Jazz plays in the background at the Lush Life Gallery on Fillmore Street in San Francisco, but the images in Jazz Giants: The Photography of Herman Leonard, now through May 16, 2010, seem to come with their own soundtrack. Featuring dozens of examples of the great jazz photographer’s work, mostly from the 1940s and ’50s, the exhibition conjures the sounds of a beer bottle hitting the floor, some old guy in the corner coughing up phlegm and those two women down front who won’t stop chattering even though Dexter Gordon has just taken the stage.
The show highlights candid shots and portraits, the two general types of photographs that Leonard has been producing throughout his long and legendary career. For the most part I prefer the candids, like the picture of Sonny Stitt during a 1953 performance in New York City. Stitt is sitting in a chair, sax in his lap, looking incredibly bored while he waits for Dizzy Gillespie to finish a solo. The ennui of the road and repetition of genius on cue is wearying, or so the photograph suggests.
That photograph was taken from the vantage point of the audience, but Leonard had remarkable access to the kings and queens of mid-century American jazz, and he used his privileged vantage point to capture moments that no one else could. An especially revealing shot is the one taken from the stage of the Downbeat Club, where Ella Fitzgerald was performing in 1949. Leonard snapped his shutter from behind the singer looking out into the crowd. Fitzgerald’s dark silhouette fills the left third or so of the picture, but his real subject is the royalty at the first table — a beaming Duke Ellington in pinstripes, an appreciative Richard Rogers to Ellington’s left and sitting a seat or two behind them both, a wide-eyed Benny Goodman, the corner of his left lip just curling into a smile.

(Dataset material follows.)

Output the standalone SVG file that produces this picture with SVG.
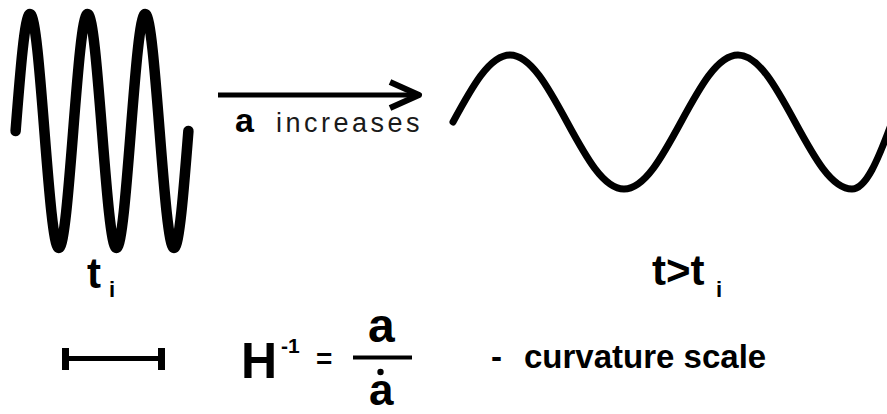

Ella Fitzgerald, Downbeat Club, New York City, 1949
Less interesting, to me, anyway, are Leonard’s posed photographs, which often struggle under their labored composition. In a 1949 portrait of Nat King Cole, the pianist sits at his instrument and smiles sleepily through a fussy framing of upright-bass strings on the left, the head of a D’Angelico guitar above and bongo drums below. Cole appears good natured amid the contrivance, but he doesn’t seem to be taking the whole thing very seriously, and neither do we.